When a stock or a market, or a sector starts a trend, either up..or down, it will generally bust over ( or under) a moving average. Okay, so what are they? A simple moving average is nothing more than an average. Stay with me here.

A simple, or arithmetic, moving average that is calculated by adding the closing price of the security for a number of time periods and then dividing this total by the number of time periods. Short-term averages respond quickly to changes in the price of the underlying, while long-term averages are slow to react. In other words, this is the average stock price over a certain period of time. Keep in mind that equal weighting is given to each daily price.

Many traders watch for short-term averages to cross above longer-term averages to signal the beginning of an uptrend.

You can have a simple moving average of virtually any time span, but certain one's come to mind that carry significance in the trading world. The 9 day, The 15 day, the 18 day come to mind as shorter term MA's. Then of course we have the 50 day and the 200 day. Now at it's most basic core, when a short term MA, crosses over a longer term.. you have a bullish set up on the stock, sector or market.

One of my favorite short term time spans is the 9 day simple moving average.
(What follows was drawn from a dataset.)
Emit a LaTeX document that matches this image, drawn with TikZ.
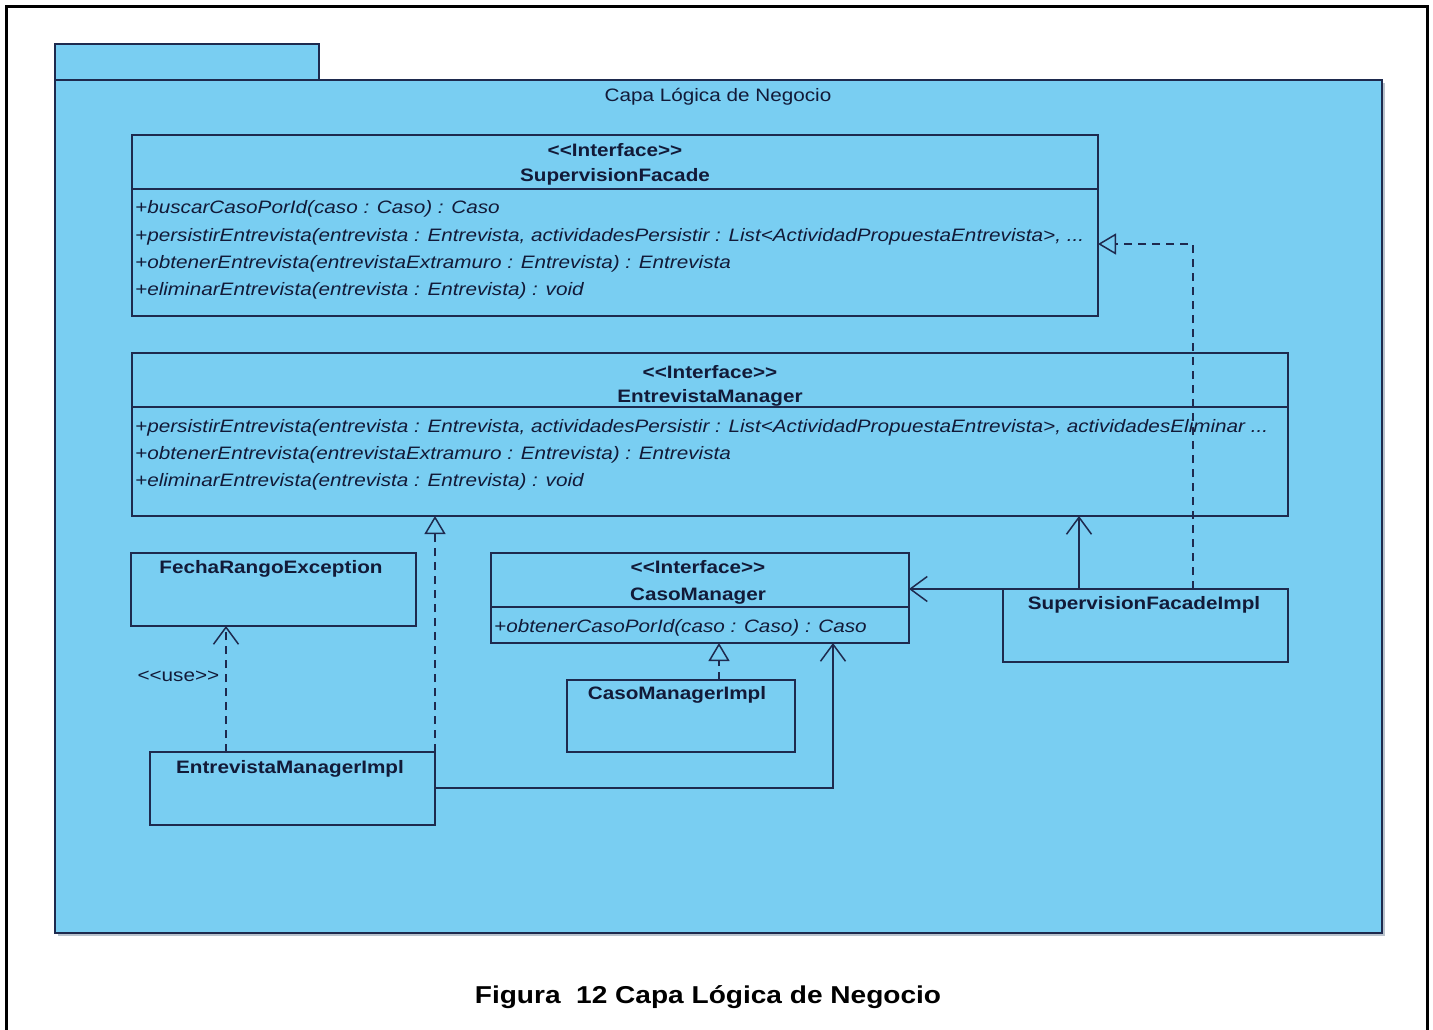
\documentclass[tikz,border=0pt]{standalone}
\usepackage{fontspec}
\setmainfont{Liberation Sans}
\newfontfamily\umlfont[FakeStretch=1.15]{Liberation Sans}
\usetikzlibrary{arrows.meta}
\definecolor{pkgfill}{RGB}{121,206,242}
\definecolor{pkgshadow}{RGB}{185,195,205}
\definecolor{inkline}{RGB}{30,42,78}
\definecolor{inktext}{RGB}{18,26,56}

\tikzset{
  umlbox/.style={draw=inkline, line width=1.6pt, fill=pkgfill, anchor=north west,
                 inner sep=0pt, outer sep=0pt},
  divline/.style={draw=inkline, line width=1.6pt},
  umltitle/.style={font=\umlfont\bfseries\fontsize{18}{20}\selectfont, text=inktext,
                   anchor=base, inner sep=0pt},
  umlop/.style={font=\umlfont\itshape\fontsize{18}{20}\selectfont, text=inktext,
                anchor=base west, inner sep=0pt},
  umllabel/.style={font=\umlfont\fontsize{18}{20}\selectfont, text=inktext, inner sep=0pt},
  assoc/.style={draw=inkline, line width=1.5pt, -{Straight Barb[length=17pt,width=25pt]}},
  depend/.style={assoc, dash pattern=on 8pt off 6pt},
  realize/.style={draw=inkline, line width=1.5pt, dash pattern=on 8pt off 6pt,
                  -{Triangle[open, length=18pt, width=21pt, fill=pkgfill]}},
}

\begin{document}
\begin{tikzpicture}[x=1pt, y=-1pt]
\useasboundingbox (0,0) rectangle (1433,1030);

% page frame
\draw[line width=3pt] (6,1032) -- (6,7) -- (1427,7) -- (1427,1032);

% package: shadow, tab and body
\fill[pkgshadow] (58,83) rectangle (1385,936);
\draw[draw=inkline, line width=1.6pt, fill=pkgfill] (55,44) rectangle (319,80);
\node[umlbox, minimum width=1327pt, minimum height=853pt] (pkg) at (55,80) {};
\node[umllabel, anchor=base] (pkgname) at (718,102) {Capa Lógica de Negocio};

% SupervisionFacade
\node[umlbox, minimum width=966pt, minimum height=181pt] (sf) at (132,135) {};
\draw[divline] ([yshift=-54pt]sf.north west) -- ([yshift=-54pt]sf.north east);
\node[umltitle] (sfst) at (615,157) {<<Interface>>};
\node[umltitle] (sfname) at (615,182) {SupervisionFacade};
\node[umlop] (sfop1) at (135,214) {+buscarCasoPorId(caso : Caso) : Caso};
\node[umlop] (sfop2) at (135,241) {+persistirEntrevista(entrevista : Entrevista, actividadesPersistir : List<ActividadPropuestaEntrevista>, ...};
\node[umlop] (sfop3) at (135,268) {+obtenerEntrevista(entrevistaExtramuro : Entrevista) : Entrevista};
\node[umlop] (sfop4) at (135,295) {+eliminarEntrevista(entrevista : Entrevista) : void};

% EntrevistaManager
\node[umlbox, minimum width=1156pt, minimum height=163pt] (em) at (132,353) {};
\draw[divline] ([yshift=-54pt]em.north west) -- ([yshift=-54pt]em.north east);
\node[umltitle] (emst) at (710,378) {<<Interface>>};
\node[umltitle] (emname) at (710,402) {EntrevistaManager};
\begin{scope}
  \clip (em.north west) rectangle (em.south east);
  \node[umlop] (emop1) at (135,432) {+persistirEntrevista(entrevista : Entrevista, actividadesPersistir : List<ActividadPropuestaEntrevista>, actividadesEliminar ...};
\end{scope}
\node[umlop] (emop2) at (135,459) {+obtenerEntrevista(entrevistaExtramuro : Entrevista) : Entrevista};
\node[umlop] (emop3) at (135,486) {+eliminarEntrevista(entrevista : Entrevista) : void};

% FechaRangoException
\node[umlbox, minimum width=285pt, minimum height=73pt] (fre) at (131,553) {};
\node[umltitle] (frename) at (271,573) {FechaRangoException};

% CasoManager
\node[umlbox, minimum width=418pt, minimum height=90pt] (cm) at (491,553) {};
\draw[divline] ([yshift=-54pt]cm.north west) -- ([yshift=-54pt]cm.north east);
\node[umltitle] (cmst) at (698,573) {<<Interface>>};
\node[umltitle] (cmname) at (698,600) {CasoManager};
\node[umlop] (cmop1) at (494,632) {+obtenerCasoPorId(caso : Caso) : Caso};

% CasoManagerImpl
\node[umlbox, minimum width=228pt, minimum height=72pt] (cmi) at (567,680) {};
\node[umltitle] (cminame) at (677,699) {CasoManagerImpl};

% EntrevistaManagerImpl
\node[umlbox, minimum width=285pt, minimum height=73pt] (emi) at (150,752) {};
\node[umltitle] (eminame) at (290,773) {EntrevistaManagerImpl};

% SupervisionFacadeImpl
\node[umlbox, minimum width=285pt, minimum height=73pt] (sfi) at (1003,589) {};
\node[umltitle] (sfiname) at (1144,609) {SupervisionFacadeImpl};

% realizations
\draw[realize] ([xshift=190pt]sfi.north west) |- ([yshift=-109pt]sf.north east);
\draw[realize] (emi.north east) -- (emi.north east |- em.south);
\draw[realize] ([xshift=152pt]cmi.north west) -- ([xshift=228pt]cm.south west);

% dependency
\draw[depend] ([xshift=76pt]emi.north west) --
  node[umllabel, pos=0.56, anchor=base east, xshift=-6pt] (uselbl) {<<use>>}
  ([xshift=95pt]fre.south west);

% associations
\draw[assoc] ([xshift=76pt]sfi.north west) -- ([xshift=76pt]sfi.north west |- em.south);
\draw[assoc] (sfi.north west) -- (sfi.north west -| cm.east);
\draw[assoc] ([yshift=-36pt]emi.north east) -| ([xshift=342pt]cm.south west);

% caption
\node[font=\umlfont\bfseries\fontsize{24.4}{26}\selectfont, anchor=base] (caption)
  at (708,1003) {Figura\ \ 12 Capa Lógica de Negocio};
\end{tikzpicture}
\end{document}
Take a look at this DOW chart, and notice how tightly the index follows the 9 day in the short term.


Do you see how tightly the index has followed the 9 day moving average, both to the DOWN side when it fell from May through July, and the UP side until November when it crashed through, and then reclaimed it? When a stock or index, won't fall more than a handful of points below it's 9 day and bounces back.. the trend is definitely intact.

One of the most "respected" moving average situations, is when the 50 day is above or below the 200 day. if the 50 is substantially above the 200, you can consider an uptrend is entrenched and a lot of longer term holds will hang onto that, with little or no stops, until the 50 crosses back below the 200. For my personal style that's simply giving up way too many points to the downside, as I can be very nimble and get back in , in a day if need be. But here's a shot of our current market, with the 50 well established above the 200.



So, as you see, moving averages are indeed one of the few indicators I use when using my charts. I like to look at the 9 day on the really short term, and the 18 day on longer trends. Although the 50 is a staple to many, there's simply too much to be given up on a points basis if I wait for a market that's well above the 50 to come down and get on the other side of it. The 18 fits my personal style just fine.

You'll need to decipher which particular moving average suits you best for keeping you in a trade or investment. Just remember, that when a significant MA is punctured, and it holds above or below that line for a few weeks, a trend is forming. Give it a month and you've got yourself a full blown trend in place. So yes, MA's are very important.


What about Volume?

One of the things to consider when finding a stock, is that overall volume is indeed important. I personally won't play much with a stock that trades under 100K shares a day. The volume is so light that any order can literally toss the price around on you and defeat your own trade. For instance say you like XYZ.. but it's small the the volume is just 65K shares a day. If you try and buy 1000 shares of it, the market maker will have to scramble to get you some. Chances are good he's going to jack the price, to pry enough shares away from someone else.

The other issue about volume is that we would LOVE to line up a volume surge with a breakout to new highs. That's about as good as it gets. If you find something that's trading a daily average of say 250K shares, and you see it's going to test a resistance and it's already trading 300K shares and there's 2 hours left in the day.... that puppy has a shot at busting free and really running.

The problem is.. lots of time the volume wont' come in, until the stock has displayed it's move. So, we see ABCD get up and over a resistance level, and it just wavers back and forth. Then later in the day if it's still above that resistance line, the shorts will often cover, and the "new longs" will pile in, figuring the short sellers have lost control. So, seeing volume pick up in the afternoon on your particular stock, is a great indicator that you're going in the right direction.